## Written task
Write out again, word for word, the lines below from the line that holds "Emit a LaTeX" through the line that holds "(0.22,-11.6) |- (20,-0.16);", omitting pictures.

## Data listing
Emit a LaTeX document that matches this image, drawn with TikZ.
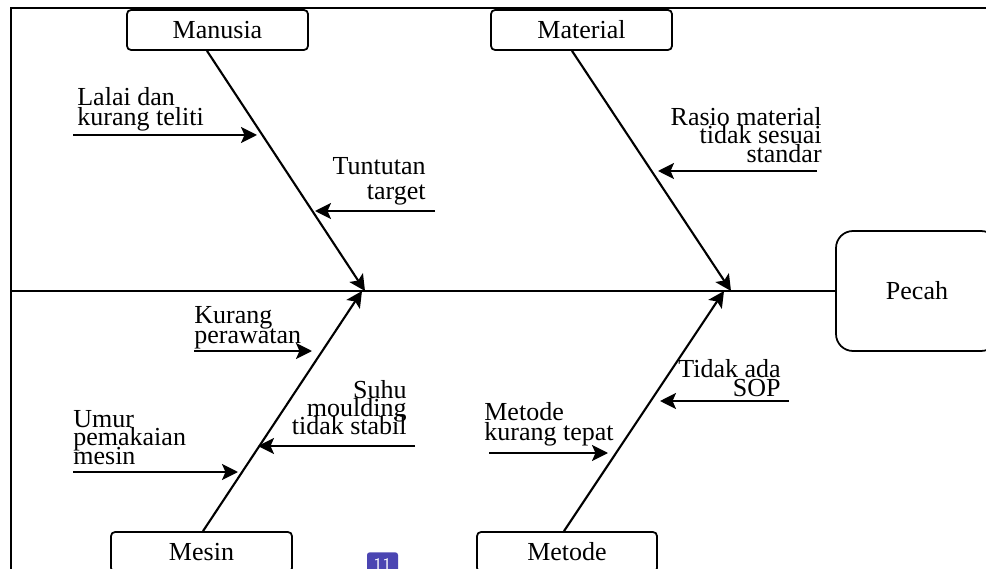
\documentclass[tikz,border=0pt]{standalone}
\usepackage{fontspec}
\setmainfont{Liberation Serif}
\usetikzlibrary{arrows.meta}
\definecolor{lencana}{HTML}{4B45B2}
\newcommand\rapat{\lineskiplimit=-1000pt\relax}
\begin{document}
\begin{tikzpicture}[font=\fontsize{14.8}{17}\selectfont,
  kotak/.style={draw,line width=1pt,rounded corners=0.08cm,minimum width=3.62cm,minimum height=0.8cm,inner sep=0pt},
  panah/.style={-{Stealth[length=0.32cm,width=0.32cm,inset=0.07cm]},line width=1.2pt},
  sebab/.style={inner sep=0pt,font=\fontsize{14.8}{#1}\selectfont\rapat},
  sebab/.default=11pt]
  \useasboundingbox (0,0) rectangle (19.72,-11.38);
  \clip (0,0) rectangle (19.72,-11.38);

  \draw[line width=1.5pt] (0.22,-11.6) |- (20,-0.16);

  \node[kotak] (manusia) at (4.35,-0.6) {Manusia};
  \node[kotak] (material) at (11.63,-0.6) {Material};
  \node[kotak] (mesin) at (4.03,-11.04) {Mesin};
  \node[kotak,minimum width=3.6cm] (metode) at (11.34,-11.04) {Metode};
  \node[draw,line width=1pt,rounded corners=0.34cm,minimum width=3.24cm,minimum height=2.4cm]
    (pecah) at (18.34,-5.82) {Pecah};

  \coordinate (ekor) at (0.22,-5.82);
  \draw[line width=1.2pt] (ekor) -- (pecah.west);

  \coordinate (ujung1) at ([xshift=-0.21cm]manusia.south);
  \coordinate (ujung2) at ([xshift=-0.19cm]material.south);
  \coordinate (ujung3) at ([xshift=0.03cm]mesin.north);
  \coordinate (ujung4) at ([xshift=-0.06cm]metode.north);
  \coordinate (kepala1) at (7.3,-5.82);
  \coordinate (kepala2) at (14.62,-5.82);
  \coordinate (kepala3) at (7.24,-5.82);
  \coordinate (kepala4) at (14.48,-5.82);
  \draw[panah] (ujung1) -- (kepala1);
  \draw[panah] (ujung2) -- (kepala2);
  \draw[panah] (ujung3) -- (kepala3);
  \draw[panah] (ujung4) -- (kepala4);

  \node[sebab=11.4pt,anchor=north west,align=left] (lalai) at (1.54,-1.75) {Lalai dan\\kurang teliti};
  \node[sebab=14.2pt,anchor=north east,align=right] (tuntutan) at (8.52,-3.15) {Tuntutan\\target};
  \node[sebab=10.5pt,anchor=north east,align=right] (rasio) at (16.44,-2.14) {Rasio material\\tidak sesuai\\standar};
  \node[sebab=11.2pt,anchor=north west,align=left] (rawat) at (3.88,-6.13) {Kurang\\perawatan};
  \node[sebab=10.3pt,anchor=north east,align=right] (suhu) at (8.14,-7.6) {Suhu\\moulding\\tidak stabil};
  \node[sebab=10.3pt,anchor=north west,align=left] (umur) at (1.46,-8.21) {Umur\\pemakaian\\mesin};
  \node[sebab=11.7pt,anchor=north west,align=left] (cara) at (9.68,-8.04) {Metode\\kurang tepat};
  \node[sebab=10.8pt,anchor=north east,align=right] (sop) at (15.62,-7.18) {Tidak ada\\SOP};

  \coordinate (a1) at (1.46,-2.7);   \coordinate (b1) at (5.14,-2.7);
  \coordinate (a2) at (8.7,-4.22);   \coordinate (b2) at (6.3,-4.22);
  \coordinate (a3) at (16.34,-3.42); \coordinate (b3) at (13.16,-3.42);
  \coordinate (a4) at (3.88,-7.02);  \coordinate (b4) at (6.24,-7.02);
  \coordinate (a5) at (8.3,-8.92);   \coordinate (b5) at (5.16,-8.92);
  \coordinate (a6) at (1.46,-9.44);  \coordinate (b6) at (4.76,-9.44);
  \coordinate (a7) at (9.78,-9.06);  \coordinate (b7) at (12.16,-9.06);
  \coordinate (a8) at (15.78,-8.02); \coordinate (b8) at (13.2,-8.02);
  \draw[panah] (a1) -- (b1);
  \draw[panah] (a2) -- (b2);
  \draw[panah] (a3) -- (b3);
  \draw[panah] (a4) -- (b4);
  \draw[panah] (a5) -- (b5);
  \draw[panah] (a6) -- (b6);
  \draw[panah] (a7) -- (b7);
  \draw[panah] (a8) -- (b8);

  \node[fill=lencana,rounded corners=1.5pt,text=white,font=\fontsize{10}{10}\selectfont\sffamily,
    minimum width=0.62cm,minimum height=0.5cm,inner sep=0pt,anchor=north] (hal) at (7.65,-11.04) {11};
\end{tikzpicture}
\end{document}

==

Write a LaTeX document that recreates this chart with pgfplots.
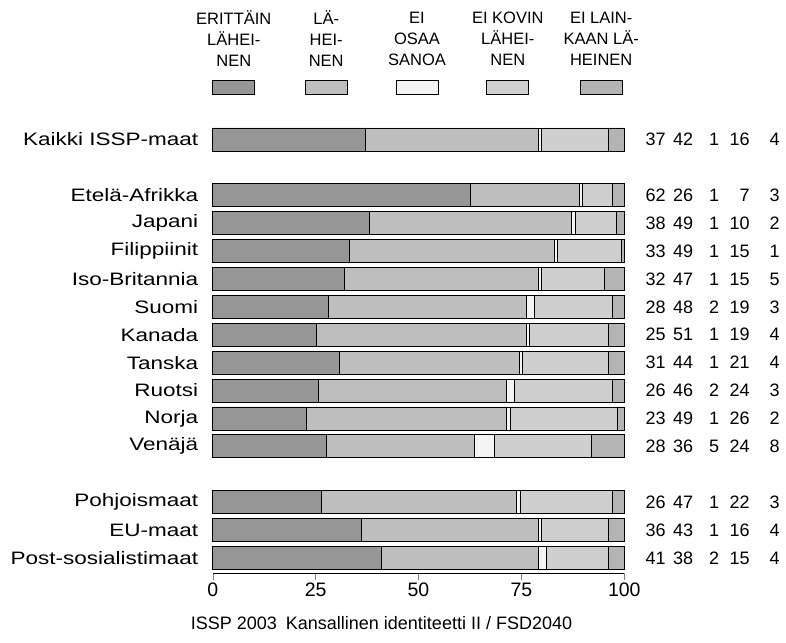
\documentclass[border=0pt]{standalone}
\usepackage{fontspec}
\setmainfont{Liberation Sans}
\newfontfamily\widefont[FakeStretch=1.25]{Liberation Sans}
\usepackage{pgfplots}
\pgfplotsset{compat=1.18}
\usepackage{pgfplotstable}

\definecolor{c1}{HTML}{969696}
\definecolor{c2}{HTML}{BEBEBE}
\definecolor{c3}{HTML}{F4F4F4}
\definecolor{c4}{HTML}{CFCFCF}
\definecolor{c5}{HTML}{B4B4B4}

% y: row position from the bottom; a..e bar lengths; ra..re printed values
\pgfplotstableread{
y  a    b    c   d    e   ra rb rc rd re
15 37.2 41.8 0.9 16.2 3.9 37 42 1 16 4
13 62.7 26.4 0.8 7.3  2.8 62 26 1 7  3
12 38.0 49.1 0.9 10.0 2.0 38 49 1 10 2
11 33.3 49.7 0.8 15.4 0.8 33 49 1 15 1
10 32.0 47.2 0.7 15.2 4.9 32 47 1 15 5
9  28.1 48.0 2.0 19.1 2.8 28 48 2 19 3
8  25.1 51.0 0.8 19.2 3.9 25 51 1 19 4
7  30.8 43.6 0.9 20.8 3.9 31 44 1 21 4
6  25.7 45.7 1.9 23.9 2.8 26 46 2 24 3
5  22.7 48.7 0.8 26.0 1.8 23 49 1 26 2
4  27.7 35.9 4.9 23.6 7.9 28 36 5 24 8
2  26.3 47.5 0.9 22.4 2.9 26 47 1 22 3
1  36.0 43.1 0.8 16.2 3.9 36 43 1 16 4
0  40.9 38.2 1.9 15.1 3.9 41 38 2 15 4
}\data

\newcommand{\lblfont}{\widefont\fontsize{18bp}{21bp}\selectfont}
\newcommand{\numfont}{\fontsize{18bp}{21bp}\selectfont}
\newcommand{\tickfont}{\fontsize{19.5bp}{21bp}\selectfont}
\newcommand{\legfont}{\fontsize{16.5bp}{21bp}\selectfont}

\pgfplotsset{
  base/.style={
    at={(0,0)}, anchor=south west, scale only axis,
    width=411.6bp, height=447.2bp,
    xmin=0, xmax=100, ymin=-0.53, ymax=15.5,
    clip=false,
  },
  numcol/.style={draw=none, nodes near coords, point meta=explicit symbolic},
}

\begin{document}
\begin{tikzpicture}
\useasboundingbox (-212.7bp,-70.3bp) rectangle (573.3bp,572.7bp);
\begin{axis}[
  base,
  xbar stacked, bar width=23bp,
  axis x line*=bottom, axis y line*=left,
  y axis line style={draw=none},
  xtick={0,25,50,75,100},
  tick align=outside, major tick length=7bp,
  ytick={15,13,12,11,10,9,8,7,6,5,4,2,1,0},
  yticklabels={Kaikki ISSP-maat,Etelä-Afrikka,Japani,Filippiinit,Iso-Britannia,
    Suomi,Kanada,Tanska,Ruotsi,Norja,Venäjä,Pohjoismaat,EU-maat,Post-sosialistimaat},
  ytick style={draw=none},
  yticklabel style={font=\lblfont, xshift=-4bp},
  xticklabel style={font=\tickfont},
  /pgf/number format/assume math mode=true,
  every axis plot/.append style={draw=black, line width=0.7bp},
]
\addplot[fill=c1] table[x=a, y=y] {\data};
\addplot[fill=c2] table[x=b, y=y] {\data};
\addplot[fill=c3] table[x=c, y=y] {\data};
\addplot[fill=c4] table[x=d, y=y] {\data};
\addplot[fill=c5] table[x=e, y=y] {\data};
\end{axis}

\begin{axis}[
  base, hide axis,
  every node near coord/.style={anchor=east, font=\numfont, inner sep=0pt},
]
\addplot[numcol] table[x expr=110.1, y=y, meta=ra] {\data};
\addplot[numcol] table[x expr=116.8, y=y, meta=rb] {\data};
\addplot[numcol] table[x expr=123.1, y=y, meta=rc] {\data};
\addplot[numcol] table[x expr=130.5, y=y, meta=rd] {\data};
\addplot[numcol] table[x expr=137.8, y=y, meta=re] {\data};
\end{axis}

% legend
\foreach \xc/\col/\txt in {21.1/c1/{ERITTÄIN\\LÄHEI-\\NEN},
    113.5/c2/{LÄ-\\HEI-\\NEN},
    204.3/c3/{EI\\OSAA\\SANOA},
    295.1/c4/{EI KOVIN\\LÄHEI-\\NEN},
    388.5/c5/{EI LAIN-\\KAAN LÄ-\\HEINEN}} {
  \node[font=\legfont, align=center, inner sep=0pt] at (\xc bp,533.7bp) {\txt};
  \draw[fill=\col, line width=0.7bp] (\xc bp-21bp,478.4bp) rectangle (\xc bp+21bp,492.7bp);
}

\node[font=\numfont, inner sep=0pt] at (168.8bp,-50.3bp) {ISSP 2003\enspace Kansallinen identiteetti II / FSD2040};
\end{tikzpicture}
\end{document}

## Task output
Emit a LaTeX document that matches this image, drawn with TikZ.
\documentclass[tikz,border=0pt]{standalone}
\usepackage{fontspec}
\setmainfont{Liberation Serif}
\usetikzlibrary{arrows.meta}
\definecolor{lencana}{HTML}{4B45B2}
\newcommand\rapat{\lineskiplimit=-1000pt\relax}
\begin{document}
\begin{tikzpicture}[font=\fontsize{14.8}{17}\selectfont,
  kotak/.style={draw,line width=1pt,rounded corners=0.08cm,minimum width=3.62cm,minimum height=0.8cm,inner sep=0pt},
  panah/.style={-{Stealth[length=0.32cm,width=0.32cm,inset=0.07cm]},line width=1.2pt},
  sebab/.style={inner sep=0pt,font=\fontsize{14.8}{#1}\selectfont\rapat},
  sebab/.default=11pt]
  \useasboundingbox (0,0) rectangle (19.72,-11.38);
  \clip (0,0) rectangle (19.72,-11.38);

  \draw[line width=1.5pt] (0.22,-11.6) |- (20,-0.16);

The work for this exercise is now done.